We all know by looking at the economic data that we’ve just come out of an economic recession. The unemployment rate is up, GDP growth is down, and the world economy doesn’t seem to be able to recover. In this market, what area has been doing very well? The high-end art market.
We’ve seen record prices attained for high-end artwork over the last few months. The reason is that even the wealthy are worried about the stock market and their market sentiment is to buy tangible things, like art and gold. This investment strategy also benefits with inflation, as art will appreciate at a rate equal to or higher than inflation. A sign of wealthy individuals with such an investment strategy should alert everyone else that they too should fear the possibilities of inflation blowing in the wind.
When compared to the S&P 500 index, the art market beat the index, returning 11% in 2011, from data compiled by the Mei Moses All Art Index. Over the last decade, this art index has beaten the S&P 500 60% of the time, exceeding the average by 7.8%.
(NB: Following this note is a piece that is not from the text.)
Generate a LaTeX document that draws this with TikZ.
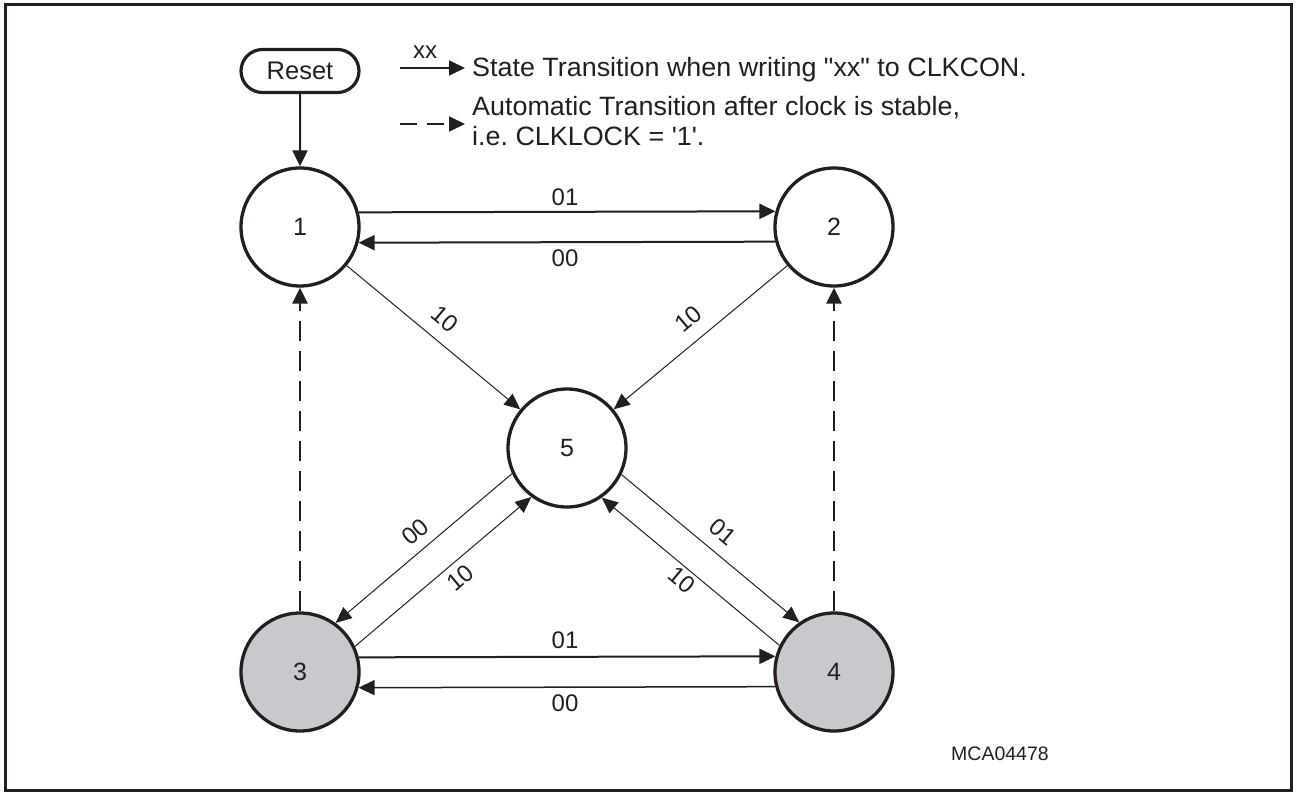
\documentclass[tikz,border=0pt]{standalone}
\usepackage{fontspec}
\setmainfont{Liberation Sans}
\newfontfamily\arialfont{Liberation Sans}
\usetikzlibrary{arrows.meta,shapes.misc}
\definecolor{ink}{RGB}{35,31,32}
\definecolor{stategray}{RGB}{200,201,204}
\frenchspacing
\begin{document}
\begin{tikzpicture}[x=1pt,y=-1pt,
  state/.style={circle, draw=ink, line width=3.3pt, minimum size=118pt, inner sep=0pt,
    font=\arialfont\fontsize{25}{30}\selectfont, text=ink},
  shadedstate/.style={state, fill=stategray},
  resetbox/.style={rounded rectangle, draw=ink, line width=3.2pt, minimum width=118pt,
    minimum height=43pt, inner sep=0pt, font=\arialfont\fontsize{25.5}{30}\selectfont, text=ink},
  trthick/.style={draw=ink, line width=2pt, -{Triangle[length=16pt,width=15pt]}},
  trmid/.style={draw=ink, line width=1.5pt, -{Triangle[length=16pt,width=15pt]}},
  trthin/.style={draw=ink, line width=1pt, -{Triangle[length=16pt,width=14pt]}},
  autotr/.style={draw=ink, line width=2.5pt, dash pattern=on 20pt off 10pt, -{Triangle[length=16pt,width=15pt]}},
  legtr/.style={draw=ink, line width=1.8pt, -{Triangle[length=16pt,width=15pt]}},
  legauto/.style={draw=ink, line width=1.8pt, dash pattern=on 17pt off 10pt, -{Triangle[length=16pt,width=15pt]}},
  lbl/.style={font=\arialfont\fontsize{24}{28}\selectfont, text=ink, inner sep=0pt},
  legtext/.style={font=\arialfont\fontsize{26.5}{30}\selectfont, text=ink, inner sep=0pt,
    anchor=base west, xscale=1.015},
]
\useasboundingbox (0,0) rectangle (1297,792);
\draw[ink, line width=3pt] (5.5,4.5) rectangle (1291,790);

% states
\node[resetbox] (reset) at (300,71) {Reset};
\node[state] (n1) at (300,227) {1};
\node[state] (n2) at (834,227) {2};
\node[state] (n5) at (567,448) {5};
\node[shadedstate] (n3) at (300,672) {3};
\node[shadedstate] (n4) at (834,672) {4};

% reset
\draw[trthick] (reset) -- (n1);

% horizontal transitions
\draw[trthick] (n1.14.3) -- (n2.165.7);
\draw[trthick] (n2.194.3) -- (n1.345.7);
\draw[trthick] (n3.14.3) -- (n4.165.7);
\draw[trmid] (n4.194.3) -- (n3.345.7);

% diagonal transitions
\draw[trthin] (n1) -- (n5);
\draw[trthin] (n2) -- (n5);
\draw[trthin] (n5.205.7) -- (n3.54.3);
\draw[trthin] (n3.25.7) -- (n5.234.3);
\draw[trthin] (n5.334.3) -- (n4.125.7);
\draw[trthin] (n4.154.3) -- (n5.305.7);

% automatic transitions
\draw[autotr] (n3) -- (n1);
\draw[autotr] (n4) -- (n2);

% labels
\node[lbl] (l12) at (565,197) {01};
\node[lbl] (l21) at (565,258) {00};
\node[lbl] (l34) at (565,640) {01};
\node[lbl] (l43) at (565,703) {00};
\node[lbl, rotate=-40] (l15) at (445,319) {10};
\node[lbl, rotate=40] (l25) at (688,319) {10};
\node[lbl, rotate=40] (l53) at (415,532) {00};
\node[lbl, rotate=40] (l35) at (460,578) {10};
\node[lbl, rotate=-40] (l54) at (723,532) {01};
\node[lbl, rotate=-40] (l45) at (682,580) {10};

% legend
\coordinate (la) at (400,68);
\coordinate (lb) at (465,68);
\draw[legtr] (la) -- (lb);
\node[lbl] (xxlbl) at (425,52) {xx};
\coordinate (lc) at (400,124);
\coordinate (ld) at (465,124);
\draw[legauto] (lc) -- (ld);
\node[legtext] (leg1) at (472,76) {State Transition when writing "xx" to CLKCON.};
\node[legtext] (leg2) at (472,115) {Automatic Transition after clock is stable,};
\node[legtext] (leg3) at (472,145) {i.e. CLKLOCK = '1'.};

\node[font=\arialfont\fontsize{19.5}{23}\selectfont, text=ink, inner sep=0pt, anchor=base west] (code) at (951,760) {MCA04478};
\end{tikzpicture}
\end{document}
While the art market was hit by the initial fall in all of the markets in 2008, it has bounced back very strong. The wealthy realized they wanted to diversify their investment strategy. They looked for hard assets that would go up with inflation and they looked to places like art and gold. I would agree with this market sentiment; one needs to be prepared for the coming rise in inflation. While precious metals and gold are great hedges, there are other ways to take advantage of this market sentiment.
I wouldn’t recommend the investment strategy of directly buying high-end artwork. For the average investor, it is far too difficult and costly to enter the market and diversify their portfolio. However, an interesting avenue might be to make money off each transaction through auction house Sotheby’s (NYSE/BID).
Sotheby’s was established in 1766 and has expanded all over the world, being one of two leaders in the market for high-end art. The firm has a profit margin of approximately 23%, but more importantly it gives the investor the ability to take part of a diversified investment strategy when the price of assets goes up.
I’m not the only one who has noticed that art prices have been strong performers even in this bad economy, as several hedge funds have been set up with this very same investment strategy. A report by Deloitte Luxembourg and ArtTactic showed that, in 2011, the assets in investment funds in art went up 26% from 2010 to a total of $960 million. Sales at both of the major art auction houses, Sotheby’s and Christie’s, were also strong last year, totaling $1.7 billion in 2011, up 35% from 2010.
Some of the most expensive works of art are now by Chinese artists. As Chinese wealth continues to soar, the rich there are putting their money into unique investments. The growth of the Chinese market is here to stay; as the number of millionaires and billionaires grows, so will their appetite for art as an investment strategy.
The place where these wealthy individuals and hedge funds buy their artwork for this investment strategy is at one of the major auction houses, including Sotheby’s. Of course, it’s impossible to know if this market sentiment will continue. What we do know is that there will be more Chinese wealthy patrons 10 years from now and we know that the central banks are about to start printing money at a very fast pace.
With this combination of a whole new group of clients and inflation about to soar, it would seem that being the middle-man as an auction house might be a really good option.